Revealed: Regional press group’s plan to hide £51.3m in profits from staff and competitors

By Dominic Ponsford

A tax tribunal has ruled over a plan by regional press group Iliffe News and Media to conceal bumper profits at its local newspaper subsidiary companies in the years 2003-2005.
 
Internal memos reveal that the scheme was partly driven by a desire to reduce journalists’ wage demands by concealing from them the extent of the profits made by the titles they worked for.

Iliffe is now facing the prospect of a claim from the Government over tax deductions claimed on payments totalling £51.4m.

The First-tier Tribunal has ruled that the company was wrong to claim a tax deduction on payments made by subsidiary companies for the use of their own newspaper mastheads on titles such as the Cambridge News.

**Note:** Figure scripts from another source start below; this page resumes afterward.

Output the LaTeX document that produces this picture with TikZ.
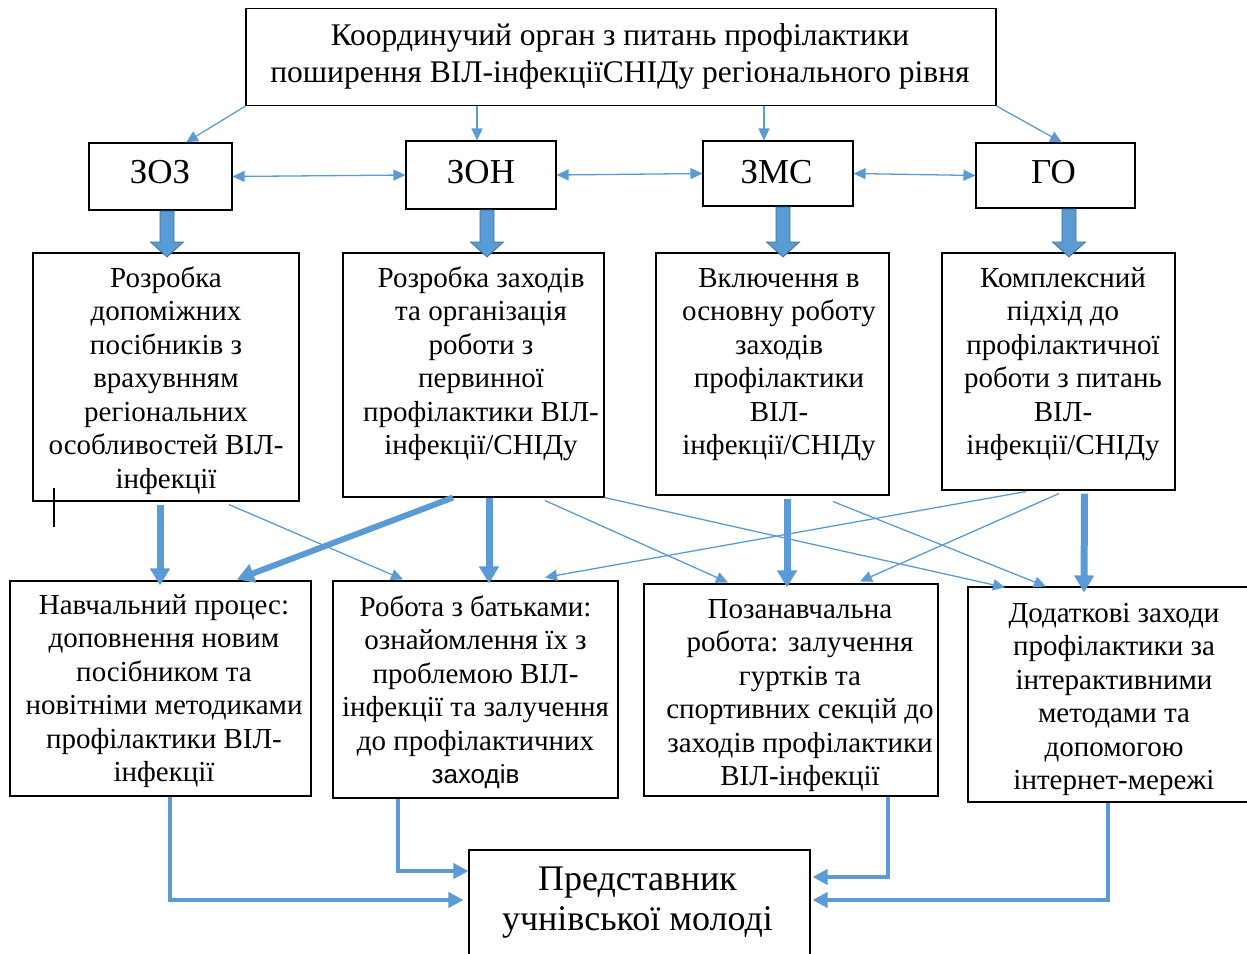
\documentclass[tikz,border=0pt]{standalone}
\usepackage{fontspec}
\setmainfont{Liberation Serif}
\newfontfamily\sansf{Liberation Sans}
\usetikzlibrary{arrows.meta,calc}
\definecolor{ablue}{HTML}{5B9BD5}
\definecolor{ablueline}{HTML}{41719C}
\newcommand\blockarrow[3]{%
  \filldraw[fill=ablue,draw=ablueline,line width=0.8pt]
    (#1-7,#2) -- (#1+7,#2) -- (#1+7,#3-15) -- (#1+16.5,#3-15) -- (#1,#3)
    -- (#1-16.5,#3-15) -- (#1-7,#3-15) -- cycle;}
\begin{document}
\begin{tikzpicture}[x=1pt,y=-1pt,
  box/.style={draw=black,line width=1.1pt,rectangle,inner sep=0pt},
  txt/.style={inner sep=0pt,anchor=base,font=\fontsize{29}{33.5}\selectfont},
  toptxt/.style={inner sep=0pt,anchor=base,font=\fontsize{31.5}{37}\selectfont},
  bigtxt/.style={inner sep=0pt,anchor=base,font=\fontsize{35}{40}\selectfont},
  bottxt/.style={inner sep=0pt,anchor=base,font=\fontsize{36}{40}\selectfont},
  tarr/.style={draw=ablue,line width=1.3pt,-{Triangle[length=12pt,width=11pt]}},
  darr/.style={draw=ablue,line width=1.3pt,{Triangle[length=12pt,width=11pt]}-{Triangle[length=12pt,width=11pt]}},
  karr/.style={draw=ablue,line width=7pt,-{Triangle[length=17pt,width=19pt]}},
  earr/.style={draw=ablue,line width=4.5pt,-{Triangle[length=15pt,width=15pt]}}
]
\useasboundingbox (0,0) rectangle (1247,953);
\fill[white] (0,0) rectangle (1247,953);

% boxes
\node[box,minimum width=750pt,minimum height=97pt] (top) at (621,57) {};
\node[box,minimum width=143pt,minimum height=67pt] (zoz) at (160.5,176.5) {};
\node[box,minimum width=150pt,minimum height=68pt] (zon) at (481,175) {};
\node[box,minimum width=150pt,minimum height=65pt] (zms) at (778,173.5) {};
\node[box,minimum width=159pt,minimum height=65pt] (go) at (1055.5,175.5) {};
\node[box,minimum width=266pt,minimum height=248pt] (b1) at (166,377) {};
\node[box,minimum width=261pt,minimum height=244pt] (b2) at (473.5,375) {};
\node[box,minimum width=233pt,minimum height=242pt] (b3) at (772.5,374) {};
\node[box,minimum width=233pt,minimum height=237pt] (b4) at (1058.5,371.5) {};
\node[box,minimum width=301pt,minimum height=215pt] (c1) at (160.5,688.5) {};
\node[box,minimum width=285pt,minimum height=217pt] (c2) at (475.5,689.5) {};
\node[box,minimum width=294pt,minimum height=212pt] (c3) at (791,690) {};
\node[box,minimum width=292pt,minimum height=215pt] (c4) at (1114,694.5) {};
\node[box,minimum width=341pt,minimum height=115pt] (bot) at (639.5,907.5) {};

% texts
\node[toptxt] (topt) at (620,45.5) {\begin{tabular}[t]{@{}c@{}}Координучий орган з питань профілактики\\поширення ВІЛ-інфекціїСНІДу регіонального рівня\end{tabular}};
\node[bigtxt] (zozt) at (160,183.5) {ЗОЗ};
\node[bigtxt] (zont) at (481,183) {ЗОН};
\node[bigtxt] (zmst) at (776.5,183) {ЗМС};
\node[bigtxt] (got) at (1053.5,183) {ГО};
\node[txt] (b1t) at (166,287) {\begin{tabular}[t]{@{}c@{}}Розробка\\допоміжних\\посібників з\\врахувнням\\регіональних\\особливостей ВІЛ-\\інфекції\end{tabular}};
\node[txt] (b2t) at (481,287) {\begin{tabular}[t]{@{}c@{}}Розробка заходів\\та організація\\роботи з\\первинної\\профілактики ВІЛ-\\інфекції/СНІДу\end{tabular}};
\node[txt] (b3t) at (779,287) {\begin{tabular}[t]{@{}c@{}}Включення в\\основну роботу\\заходів\\профілактики\\ВІЛ-\\інфекції/СНІДу\end{tabular}};
\node[txt] (b4t) at (1063,287) {\begin{tabular}[t]{@{}c@{}}Комплексний\\підхід до\\профілактичної\\роботи з питань\\ВІЛ-\\інфекції/СНІДу\end{tabular}};
\node[txt] (c1t) at (164,614) {\begin{tabular}[t]{@{}c@{}}Навчальний процес:\\доповнення новим\\посібником та\\новітніми методиками\\профілактики ВІЛ-\\інфекції\end{tabular}};
\node[txt] (c2t) at (475.5,616) {\begin{tabular}[t]{@{}c@{}}Робота з батьками:\\ознайомлення їх з\\проблемою ВІЛ-\\інфекції та залучення\\до профілактичних\\{\sansf\fontsize{26}{33.5}\selectfont заходів}\end{tabular}};
\node[txt] (c3t) at (800,618) {\begin{tabular}[t]{@{}c@{}}Позанавчальна\\робота: залучення\\гуртків та\\спортивних секцій до\\заходів профілактики\\ВІЛ-інфекції\end{tabular}};
\node[txt] (c4t) at (1114,622) {\begin{tabular}[t]{@{}c@{}}Додаткові заходи\\профілактики за\\інтерактивними\\методами та\\допомогою\\інтернет-мережі\end{tabular}};
\node[bottxt] (bott) at (637.5,890) {\begin{tabular}[t]{@{}c@{}}Представник\\учнівської молоді\end{tabular}};

% top thin arrows
\draw[tarr] (top.south west) -- ([xshift=25.5pt]zoz.north);
\draw[tarr] ([xshift=-4pt]zon.north |- top.south) -- ([xshift=-4pt]zon.north);
\draw[tarr] ([xshift=-14pt]zms.north |- top.south) -- ([xshift=-14pt]zms.north);
\draw[tarr] (top.south east) -- ([xshift=6.5pt]go.north);
% double arrows
\draw[darr] (zoz.east) -- (zon.west);
\draw[darr] (zon.east) -- (zms.west);
\draw[darr] (zms.east) -- (go.west);
% block arrows
\blockarrow{167}{211}{257}
\blockarrow{487}{210}{257}
\blockarrow{783}{207}{257}
\blockarrow{1069}{209}{257}
% thick arrows row 2 -> row 3
\draw[karr] ([xshift=-6pt,yshift=-3pt]b1.south) -- ([xshift=-0.5pt,yshift=-5pt]c1.north);
\draw[karr,line width=6pt] ([xshift=-20.5pt]b2.south) -- ([xshift=76.5pt,yshift=1pt]c1.north);
\draw[karr] ([xshift=15.5pt]b2.south) -- ([xshift=13.5pt,yshift=-3pt]c2.north);
\draw[karr] ([xshift=14.5pt,yshift=-3pt]b3.south) -- ([xshift=-4pt,yshift=-4pt]c3.north);
\draw[karr] ([xshift=26pt,yshift=-3pt]b4.south) -- ([xshift=-30pt,yshift=-6pt]c4.north);
% thin diagonals
\draw[tarr] ([xshift=63pt,yshift=-3pt]b1.south) -- ([xshift=-72.5pt,yshift=1pt]c2.north);
\draw[tarr] ([xshift=71.5pt,yshift=-3pt]b2.south) -- ([xshift=-63pt,yshift=1pt]c3.north);
\draw[tarr] (b2.south east) -- ([xshift=-109pt,yshift=-1pt]c4.north);
\draw[tarr] ([xshift=60.5pt,yshift=-6pt]b3.south) -- ([xshift=-68pt]c4.north);
\draw[tarr] ([xshift=-32.5pt,yshift=-1pt]b4.south) -- ([xshift=69.5pt,yshift=3pt]c2.north);
\draw[tarr] ([xshift=0.5pt,yshift=-3pt]b4.south) -- ([xshift=69pt,yshift=2pt]c3.north);
% elbow arrows to bottom
\draw[earr] ([xshift=9.5pt]c1.south) |- ([xshift=-5pt,yshift=7.5pt]bot.west);
\draw[earr] ([xshift=-77.5pt]c2.south) |- ([yshift=36.5pt]bot.west);
\draw[earr] ([xshift=97pt]c3.south) |- ([xshift=2pt,yshift=30.5pt]bot.east);
\draw[earr] ([xshift=-6pt]c4.south) |- ([xshift=2pt,yshift=7.5pt]bot.east);
% stray cursor mark
\draw[black,line width=1.2pt] (54,488) -- (54,527);
\end{tikzpicture}
\end{document}
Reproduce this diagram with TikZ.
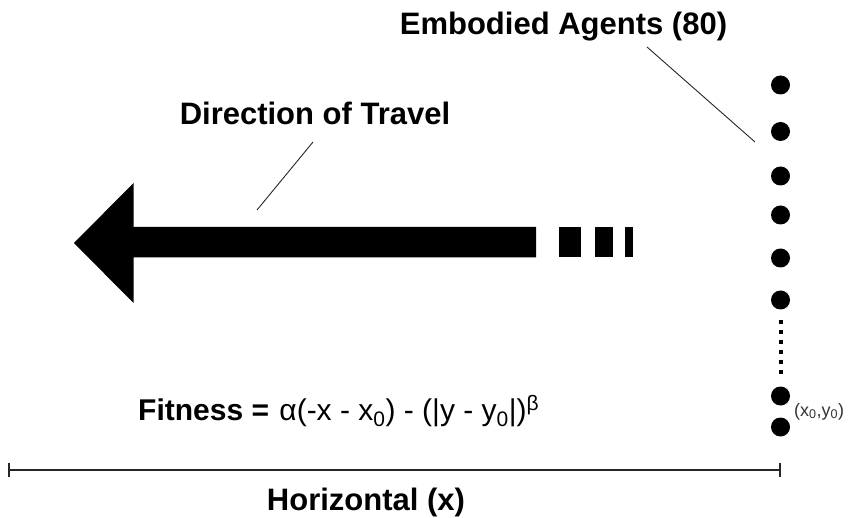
\documentclass[tikz,border=0pt]{standalone}
\usepackage{fontspec}
\setmainfont{Liberation Sans}
\usetikzlibrary{arrows.meta}
\begin{document}
\begin{tikzpicture}[x=1pt,y=-1pt,
  label/.style={inner sep=0pt,font=\fontsize{31}{36}\selectfont\bfseries},
  agent/.style={circle,fill=black,inner sep=0pt,minimum size=19pt},
  leader/.style={line width=0.9pt,black!85},
  blockpart/.style={fill=black}]
  \useasboundingbox (0,0) rectangle (851,518);

  % direction-of-travel arrow: head, shaft and trailing dashes
  \fill (74,243) -- (133.5,183) -- (133.5,227) -- (536,227) -- (536,257.5)
        -- (133.5,257.5) -- (133.5,303) -- cycle;
  \fill[blockpart] (558.5,227) rectangle (580.5,257.5);
  \fill[blockpart] (594.5,227) rectangle (612.5,257.5);
  \fill[blockpart] (625,227) rectangle (632.5,257.5);

  % labels
  \node[label,anchor=base] (emb) at (563.5,35) {Embodied Agents (80)};
  \node[label,anchor=base] (dir) at (315,125) {Direction of Travel};
  \node[inner sep=0pt,anchor=base west,font=\fontsize{30}{36}\selectfont] (fit) at (138,420)
    {\textbf{Fitness =}\hspace{2pt} α(-x - x\textsubscript{0}) - (|y - y\textsubscript{0}|)\textsuperscript{β}};
  \node[label,anchor=base] (hor) at (366,510) {Horizontal (x)};

  % leader lines
  \coordinate (embA) at (647,47);
  \coordinate (embB) at (755,142);
  \coordinate (dirA) at (313,142);
  \coordinate (dirB) at (257,210);
  \draw[leader] (embA) -- (embB);
  \draw[leader] (dirA) -- (dirB);

  % column of agents
  \foreach \i/\y in {1/85,2/131.5,3/176,4/215,5/258,6/300,7/396,8/427}
    \node[agent] (a\i) at (780.5,\y) {};
  \draw[line width=4pt,dash pattern=on 4pt off 6pt] (780.5,319.7) -- (780.5,376);

  % starting position label
  \node[inner sep=0pt,anchor=base west,text=black!80,font=\fontsize{18}{20}\selectfont] (org) at (794,416)
    {(x\textsubscript{0},y\textsubscript{0})};

  % horizontal axis
  \coordinate (axL) at (8,470);
  \coordinate (axR) at (781,470);
  \draw[line width=1.8pt,black!85,{Bar[width=14pt]}-{Bar[width=14pt]}] (axL) -- (axR);
\end{tikzpicture}
\end{document}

It emerged in evidence that senior executives were keen to hide the profits of subsidiaries in order to deter rival titles from launching new papers to take a slice of advertising revenue and to make it harder for the National Union of Journalists and editorial staff to press for higher wages.

In 2002, Iliffe was apparently facing the threat of strike action at Herts and Essex Newspapers Limited, Staffordshire Newspapers Limited and Cambridge Newspapers Limited.

That year a publication called the UK Press Directory revealed that Herts Newspapers was the newspaper company with the highest percentage operating profit margin in the UK.

A 2003 email from Tony Morton, finance director of Iliffe parent company Yattendon,  to accountants Ernst and Young said: “What we would like to do is to be able to reduce reported profits in the newspaper subsidiaries,  since the levels of profit become common knowledge and could lead to union claims. 

“They are also highlighted in a publication called the UK Press Directory, which lists companies by 40 various measures and we are not too happy to come out top of the league on the profit measures.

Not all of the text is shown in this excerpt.